To be done —
Return all of the data exactly as given.

Records excerpted from a collection —
[Start]

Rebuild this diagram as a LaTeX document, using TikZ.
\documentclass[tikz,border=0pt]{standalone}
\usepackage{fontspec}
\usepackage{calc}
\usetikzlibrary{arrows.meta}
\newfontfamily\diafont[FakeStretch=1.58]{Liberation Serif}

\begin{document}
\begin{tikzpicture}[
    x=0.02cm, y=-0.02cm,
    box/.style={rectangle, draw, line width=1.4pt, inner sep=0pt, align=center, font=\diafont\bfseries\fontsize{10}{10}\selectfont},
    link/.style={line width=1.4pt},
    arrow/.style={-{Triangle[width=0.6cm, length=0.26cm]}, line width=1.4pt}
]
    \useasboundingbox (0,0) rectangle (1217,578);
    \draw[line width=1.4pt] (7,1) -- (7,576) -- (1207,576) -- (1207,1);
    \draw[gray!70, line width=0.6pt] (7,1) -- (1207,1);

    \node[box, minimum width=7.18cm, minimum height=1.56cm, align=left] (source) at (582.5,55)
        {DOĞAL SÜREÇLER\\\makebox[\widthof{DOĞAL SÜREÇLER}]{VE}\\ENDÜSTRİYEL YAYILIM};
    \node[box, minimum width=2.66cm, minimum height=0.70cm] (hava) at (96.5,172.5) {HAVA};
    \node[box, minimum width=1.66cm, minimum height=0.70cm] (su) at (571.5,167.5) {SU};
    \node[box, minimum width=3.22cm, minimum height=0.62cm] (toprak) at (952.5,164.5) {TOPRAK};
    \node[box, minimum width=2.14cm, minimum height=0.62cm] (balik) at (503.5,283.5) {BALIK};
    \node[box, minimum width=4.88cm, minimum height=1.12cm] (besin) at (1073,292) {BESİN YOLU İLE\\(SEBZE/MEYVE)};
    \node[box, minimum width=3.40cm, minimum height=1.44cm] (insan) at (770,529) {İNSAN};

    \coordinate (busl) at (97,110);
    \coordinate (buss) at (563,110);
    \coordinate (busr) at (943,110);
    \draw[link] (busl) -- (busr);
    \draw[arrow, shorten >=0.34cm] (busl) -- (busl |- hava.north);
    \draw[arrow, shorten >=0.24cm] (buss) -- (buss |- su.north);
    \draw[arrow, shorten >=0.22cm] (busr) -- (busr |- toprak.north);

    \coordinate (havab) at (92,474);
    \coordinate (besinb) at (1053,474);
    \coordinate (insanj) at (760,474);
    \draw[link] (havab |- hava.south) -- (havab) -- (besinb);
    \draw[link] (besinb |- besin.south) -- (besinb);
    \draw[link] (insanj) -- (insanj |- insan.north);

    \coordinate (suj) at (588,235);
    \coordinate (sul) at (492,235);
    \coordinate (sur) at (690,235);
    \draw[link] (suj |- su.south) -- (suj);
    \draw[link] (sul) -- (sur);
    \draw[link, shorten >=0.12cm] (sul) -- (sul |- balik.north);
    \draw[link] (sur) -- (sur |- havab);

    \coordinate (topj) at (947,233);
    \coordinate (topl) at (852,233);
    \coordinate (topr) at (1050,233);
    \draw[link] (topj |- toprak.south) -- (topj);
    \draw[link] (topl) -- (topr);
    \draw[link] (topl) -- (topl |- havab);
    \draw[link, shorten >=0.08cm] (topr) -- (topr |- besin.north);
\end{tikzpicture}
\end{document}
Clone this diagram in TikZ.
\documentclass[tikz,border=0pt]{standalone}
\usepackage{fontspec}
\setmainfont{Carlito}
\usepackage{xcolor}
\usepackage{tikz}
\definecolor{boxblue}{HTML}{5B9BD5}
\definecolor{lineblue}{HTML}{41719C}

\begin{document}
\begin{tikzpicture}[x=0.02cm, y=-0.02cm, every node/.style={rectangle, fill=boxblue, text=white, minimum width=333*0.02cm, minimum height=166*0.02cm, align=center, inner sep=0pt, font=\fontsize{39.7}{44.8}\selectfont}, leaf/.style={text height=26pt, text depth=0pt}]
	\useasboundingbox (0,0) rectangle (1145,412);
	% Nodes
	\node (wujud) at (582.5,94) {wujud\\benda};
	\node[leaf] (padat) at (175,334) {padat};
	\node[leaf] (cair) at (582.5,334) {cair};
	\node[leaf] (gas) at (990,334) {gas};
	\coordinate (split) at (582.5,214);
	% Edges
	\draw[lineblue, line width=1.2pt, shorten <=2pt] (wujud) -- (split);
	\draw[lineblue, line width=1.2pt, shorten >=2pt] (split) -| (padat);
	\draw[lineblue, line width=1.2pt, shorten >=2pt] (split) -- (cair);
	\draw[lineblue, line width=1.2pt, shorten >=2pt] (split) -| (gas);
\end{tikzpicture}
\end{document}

[End]

Correct output —
Rebuild this diagram as a LaTeX document, using TikZ.
\documentclass[tikz,border=0pt]{standalone}
\usepackage{fontspec}
\usepackage{calc}
\usetikzlibrary{arrows.meta}
\newfontfamily\diafont[FakeStretch=1.58]{Liberation Serif}

\begin{document}
\begin{tikzpicture}[
    x=0.02cm, y=-0.02cm,
    box/.style={rectangle, draw, line width=1.4pt, inner sep=0pt, align=center, font=\diafont\bfseries\fontsize{10}{10}\selectfont},
    link/.style={line width=1.4pt},
    arrow/.style={-{Triangle[width=0.6cm, length=0.26cm]}, line width=1.4pt}
]
    \useasboundingbox (0,0) rectangle (1217,578);
    \draw[line width=1.4pt] (7,1) -- (7,576) -- (1207,576) -- (1207,1);
    \draw[gray!70, line width=0.6pt] (7,1) -- (1207,1);

    \node[box, minimum width=7.18cm, minimum height=1.56cm, align=left] (source) at (582.5,55)
        {DOĞAL SÜREÇLER\\\makebox[\widthof{DOĞAL SÜREÇLER}]{VE}\\ENDÜSTRİYEL YAYILIM};
    \node[box, minimum width=2.66cm, minimum height=0.70cm] (hava) at (96.5,172.5) {HAVA};
    \node[box, minimum width=1.66cm, minimum height=0.70cm] (su) at (571.5,167.5) {SU};
    \node[box, minimum width=3.22cm, minimum height=0.62cm] (toprak) at (952.5,164.5) {TOPRAK};
    \node[box, minimum width=2.14cm, minimum height=0.62cm] (balik) at (503.5,283.5) {BALIK};
    \node[box, minimum width=4.88cm, minimum height=1.12cm] (besin) at (1073,292) {BESİN YOLU İLE\\(SEBZE/MEYVE)};
    \node[box, minimum width=3.40cm, minimum height=1.44cm] (insan) at (770,529) {İNSAN};

    \coordinate (busl) at (97,110);
    \coordinate (buss) at (563,110);
    \coordinate (busr) at (943,110);
    \draw[link] (busl) -- (busr);
    \draw[arrow, shorten >=0.34cm] (busl) -- (busl |- hava.north);
    \draw[arrow, shorten >=0.24cm] (buss) -- (buss |- su.north);
    \draw[arrow, shorten >=0.22cm] (busr) -- (busr |- toprak.north);

    \coordinate (havab) at (92,474);
    \coordinate (besinb) at (1053,474);
    \coordinate (insanj) at (760,474);
    \draw[link] (havab |- hava.south) -- (havab) -- (besinb);
    \draw[link] (besinb |- besin.south) -- (besinb);
    \draw[link] (insanj) -- (insanj |- insan.north);

    \coordinate (suj) at (588,235);
    \coordinate (sul) at (492,235);
    \coordinate (sur) at (690,235);
    \draw[link] (suj |- su.south) -- (suj);
    \draw[link] (sul) -- (sur);
    \draw[link, shorten >=0.12cm] (sul) -- (sul |- balik.north);
    \draw[link] (sur) -- (sur |- havab);

    \coordinate (topj) at (947,233);
    \coordinate (topl) at (852,233);
    \coordinate (topr) at (1050,233);
    \draw[link] (topj |- toprak.south) -- (topj);
    \draw[link] (topl) -- (topr);
    \draw[link] (topl) -- (topl |- havab);
    \draw[link, shorten >=0.08cm] (topr) -- (topr |- besin.north);
\end{tikzpicture}
\end{document}
Clone this diagram in TikZ.
\documentclass[tikz,border=0pt]{standalone}
\usepackage{fontspec}
\setmainfont{Carlito}
\usepackage{xcolor}
\usepackage{tikz}
\definecolor{boxblue}{HTML}{5B9BD5}
\definecolor{lineblue}{HTML}{41719C}

\begin{document}
\begin{tikzpicture}[x=0.02cm, y=-0.02cm, every node/.style={rectangle, fill=boxblue, text=white, minimum width=333*0.02cm, minimum height=166*0.02cm, align=center, inner sep=0pt, font=\fontsize{39.7}{44.8}\selectfont}, leaf/.style={text height=26pt, text depth=0pt}]
	\useasboundingbox (0,0) rectangle (1145,412);
	% Nodes
	\node (wujud) at (582.5,94) {wujud\\benda};
	\node[leaf] (padat) at (175,334) {padat};
	\node[leaf] (cair) at (582.5,334) {cair};
	\node[leaf] (gas) at (990,334) {gas};
	\coordinate (split) at (582.5,214);
	% Edges
	\draw[lineblue, line width=1.2pt, shorten <=2pt] (wujud) -- (split);
	\draw[lineblue, line width=1.2pt, shorten >=2pt] (split) -| (padat);
	\draw[lineblue, line width=1.2pt, shorten >=2pt] (split) -- (cair);
	\draw[lineblue, line width=1.2pt, shorten >=2pt] (split) -| (gas);
\end{tikzpicture}
\end{document}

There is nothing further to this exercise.